Nucleare e rinnovabili green: il conflitto riparte, anche a sinistra.

La crisi dei prezzi dell’energia ha riavviato la discussione sul possibile uso del nucleare in Italia, argomento morto e sepolto con il referendum del 1987 e ancora con quello di giugno 2011, quando il governo Berlusconi aprì a un ritorno al nucleare firmando con la Francia un accordo per la costruzione di 4 reattori EPR di terza generazione avanzata.

Senza volere essere pregiudizialmente contrari, i reattori EPR in questione ancora oggi non sono disponibili alla produzione e non ci sono date certe. In Europa sono in costruzione in Francia dal 2007 a Flamanville e in Finlandia dal 2005 a Olkiluoto, hanno accumulato un enorme ritardo per problemi tecnici legati alla sicurezza e stanno subendo un aumento dei costi almeno 5 volte superiori alle previsioni iniziali di 3,5 miliardi di euro.
E i reattori di quarta generazione tanto cari a Salvini? Sono ancora in fase di sviluppo e per quanto possano essere interessanti non c’è notizia di investimenti economici sufficienti alla loro messa in produzione per i prossimi anni.
Gli obiettivi europei per il clima prevedono un taglio del 55% delle emissioni di gas climalteranti entro il 2030, ossia di contenere l’aumento della temperatura media entro 1,5 gradi rispetto al 1980 (perché ritenuto un obiettivo ancora raggiungibile) e la neutralità climatica entro il 2050. Verosimilmente i tempi sono stretti per una ipotesi in direzione del nucleare, che di fatto lo mette fuori gioco certamente per il 2030.

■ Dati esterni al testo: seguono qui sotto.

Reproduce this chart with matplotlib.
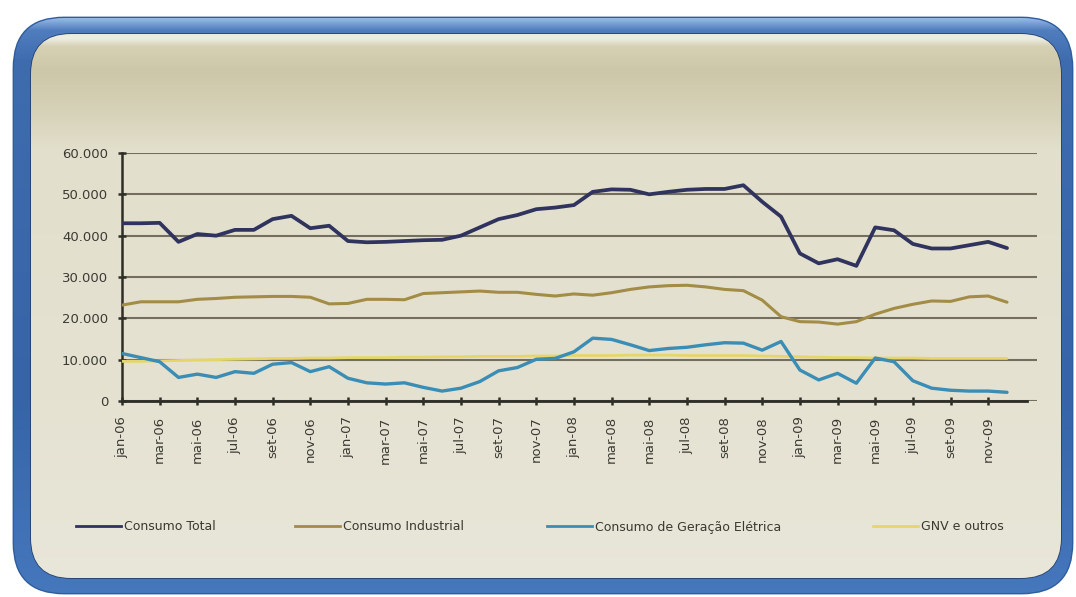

Alcuni sostengono la validità della opzione nucleare perchè in altre parti del mondo si stanno costruendo ancora centrali nucleari, ma la quota di produzione di energia non sarà significativa e i costi superiori rispetto al green stanno orientando i produttori di energia maggiormente in tal senso.

Si pone poi il problema dello stoccaggio in sicurezza delle scorie nucleari che hanno un tempo di neutralizzazione di circa 10.000 anni, un tempo talmente lungo per cui già gli scienziati si sono posti il problema di come comunicare la loro esistenza e pericolosità agli umani che popoleranno la Terra da oggi fino ai prossimi 100 secoli. Forse la ricerca scientifica troverà prima altre soluzioni per neutralizzare le scorie radioattive ma è molto più una scommessa che una certezza.

Per l’Italia ci sono buone ragioni per sostenere che oggi non è tempo per il nucleare, per la conformazione del territorio e per la sua fragilità, anche sismica, per la densità di popolazione, per la scarsa capacità di gestione delle scorie nucleari in stoccaggio come ha mostrato recentemente la gestione di SOGIN (vedi Saluggia in provincia di Vercelli).
Inoltre, quali possibilità di tempo e di capacità tecnologica ci sono in Italia concretamente per riattivare il nucleare? Praticamente nessuna, con buona pace dei tanti, a destra e a sinistra che si sono lanciati in questi mesi in una campagna a favore più politica-ideologica che legata a elementi di concretezza.

Ma serve veramente una ripresa del nucleare in Italia per tenere il passo con i consumi energetici? Si dovranno installare 80GW di rinnovabili entro il 2030 e già ci sono richieste di installazione per una potenza superiore.  Terna ha già dato parere positivo all’allaccio alla rete elettrica per gran parte delle richieste di concessione presentate e in attesa di autorizzazione che sono di circa 110 GW on shore e circa 17 GW off shore.
Paradossalmente anche i parchi di fotovoltaico o le pale eoliche sono nel mirino delle sovraintendenze e delle comunità locali, sostenendo che venga deturpato il paesaggio oppure sottratto terreno coltivabile.
Quindi i percorsi autorizzativi sono al palo con tempistiche a due-tre anni. Un paradosso!
Servirà incominciare a fare pace con sé stessi se si vorrà superare la produzione di energia da fonti fossili, non nascondendoci che ci sono anche molti interessi in campo da parte delle compagnie produttrici.

Un ragionamento dovrà essere fatto anche sulla strategia che l’Italia ha adottato negli anni passati, imboccando la strada verso il gas, Non va dimenticato che le direttive per la riqualificazione degli edifici della Commissione UE già hanno posto sia l’obiettivo dello stop alla installazione delle caldaie a gas sia della eliminazione di quelle a combustibili fossili dal 2040.

Una partita interessante che impegnerà i governi europei in questi anni.